Beben und Nachbeben

Von Wolfgang Nagorske

 

Das politische Bebenzentrum in Deutschland liegt gegenwärtig in Thüringen. Schon der Ausgang der Wahlen zum Thüringer Landtag vom Oktober des vergangenen Jahres offerierte eine schwierige Regierungsbildung. Die regierende Linkspartei legte weiter zu und kam auf 31 Prozent der Stimmen. Da aber die mitregierenden Parteien SPD und Grüne Stimmen verloren, reichte es nicht mehr zur Mehrheit.
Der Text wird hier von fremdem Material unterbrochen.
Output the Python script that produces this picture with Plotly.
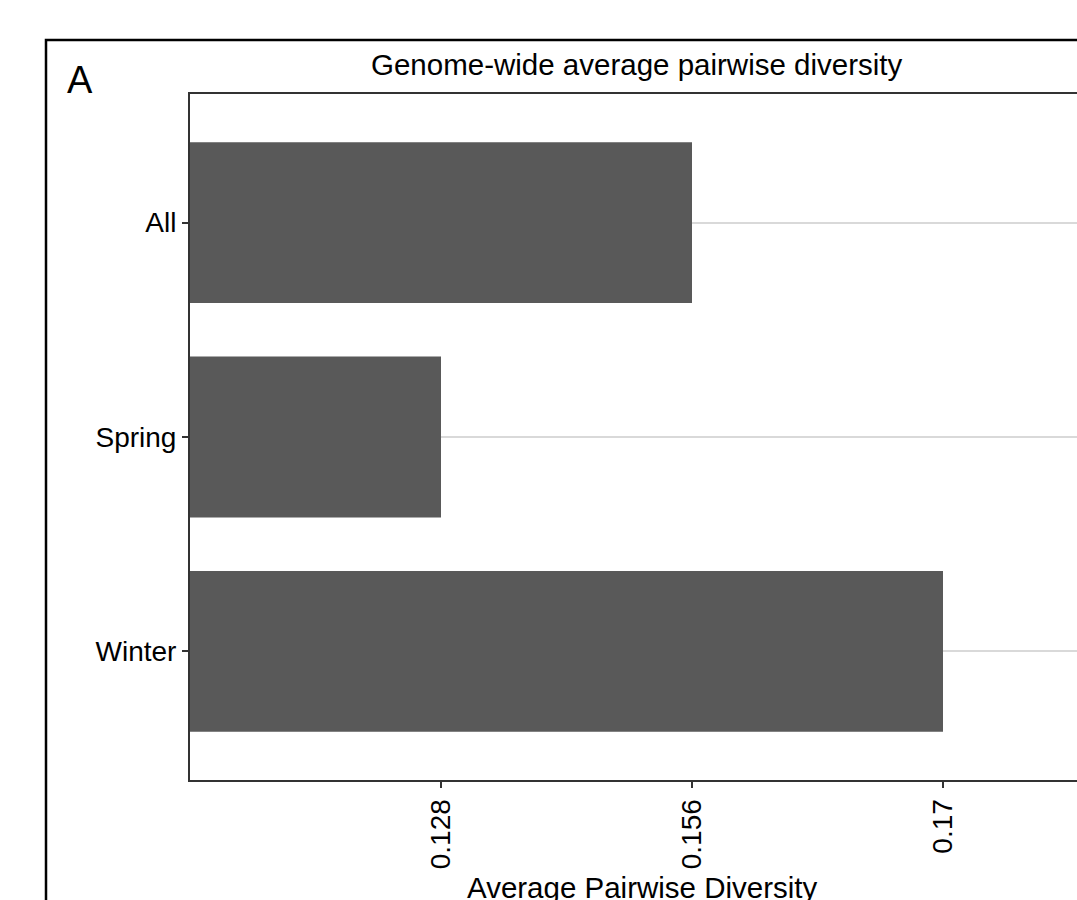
import plotly.graph_objects as go

categories = ["All", "Spring", "Winter"]
diversity = [0.156, 0.128, 0.17]
title_text = "Genome-wide average pairwise diversity"
x_title = "Average Pairwise Diversity"
panel_label = "A"

# ordinal x scale: each distinct value is one step
uniq = sorted(set(diversity))
rank = {v: i + 1 for i, v in enumerate(uniq)}
xpos = [rank[v] for v in diversity]
tick_text = [str(v) for v in uniq]
tick_vals = [rank[v] for v in uniq]

W, H = 1077, 900
L, R, T, B = 190, 0, 94, 120
FONT = "Liberation Sans, Arial, sans-serif"
PW, PH = W - L - R, H - T - B

fig = go.Figure(go.Bar(
    y=categories, x=xpos, orientation="h",
    marker=dict(color="#595959", line=dict(width=0)),
    width=0.75,
))

fig.update_layout(
    width=W, height=H,
    margin=dict(l=L, r=R, t=T, b=B, pad=0),
    paper_bgcolor="white", plot_bgcolor="white",
    showlegend=False,
    font=dict(family=FONT, color="black"),
)
fig.update_xaxes(
    range=[0, PW / 251], tickvals=tick_vals, ticktext=tick_text,
    tickangle=-90, ticks="outside", ticklen=6, tickwidth=2, tickcolor="#333333",
    tickfont=dict(size=28, family=FONT, color="black"),
    showline=True, linecolor="#333333", linewidth=2, mirror=True,
    showgrid=False, zeroline=False,
)
fig.update_yaxes(
    categoryorder="array", categoryarray=categories[::-1],
    range=[-0.6, 2.6],
    ticks="outside", ticklen=6, tickwidth=2, tickcolor="#333333",
    tickfont=dict(size=28, family=FONT, color="black"),
    showline=True, linecolor="#333333", linewidth=2,
    showgrid=True, gridcolor="#d9d9d9", gridwidth=2, zeroline=False,
)

def fx(p):
    return (p - L) / PW
def fy(p):
    return (H - B - p) / PH

fig.add_shape(type="rect", xref="paper", yref="paper",
              x0=fx(46), x1=fx(W + 30), y0=fy(H + 30), y1=fy(40),
              line=dict(color="black", width=2.5), layer="above")

fig.add_annotation(text=panel_label, xref="paper", yref="paper",
                   x=fx(80), y=fy(80), xanchor="center", yanchor="middle",
                   showarrow=False, font=dict(size=38, family=FONT, color="black"))
fig.add_annotation(text=title_text, xref="paper", yref="paper",
                   x=fx(636), y=fy(65), xanchor="center", yanchor="middle",
                   showarrow=False, font=dict(size=29.5, family=FONT, color="black"))
fig.add_annotation(text=x_title, xref="paper", yref="paper",
                   x=fx(642), y=fy(887), xanchor="center", yanchor="middle",
                   showarrow=False, font=dict(size=29.5, family=FONT, color="black"))

fig.write_html("out.html", config={"displayModeBar": False},
               post_script="document.body.style.margin='0';")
Da Sondierungen mit der CDU und der FDP scheiterten, konnte auch keine Minderheitsregierung gebildet werden. Das war die Stunde der Intriganten und Scharlatane. Aus der CDU hieß es, man könne die Linkspartei nicht in die Regierungsverantwortung bringen, weil sie die Wahl verloren habe. Diese Einschätzung verwundert, bei einem Verlust von rund 12 Prozent der Wählerstimmen in den Reihen der Christdemokraten. Dann kam das Meisterstück der AfD. Das politische Berlin brauchte nahezu 12 Stunden um ihr eigenes Debakel zu erkennen und noch einmal soviel Zeit, um zurück zu rudern. CDU und FDP hatten sich in den Fesseln ihres eigenen Demokratieverständnisses verfangen. Das Nachbeben droht die CDU zu zerreißen. Mit dem Rücktritt der Parteivorsitzenden, der es nicht gelang die Thüringer Christdemokraten auf Merkel-Linie zu bringen, wird es nicht getan sein. Aber was ist das auch für ein Demokratieverständnis, das den Wählern der beiden stärksten Parteien in Thüringen unterstellt, sie haben sich nicht im demokratischen Sinne verhalten. Nach Auffassung der CDU gibt es gute Wähler und böse Wähler und die Mehrheit der Thüringer sind nach den Wahlergebnissen böse Wähler. Dieses Denkschema gehört in das vergangene Jahrhundert oder es muss eine neue Definition von Demokratie her. Die deutsche Übersetzung des griechischen Demos kratos heißt Volksherrschaft. Wer etwas anderes möchte, der sollte aufhören von Demokratie zu reden.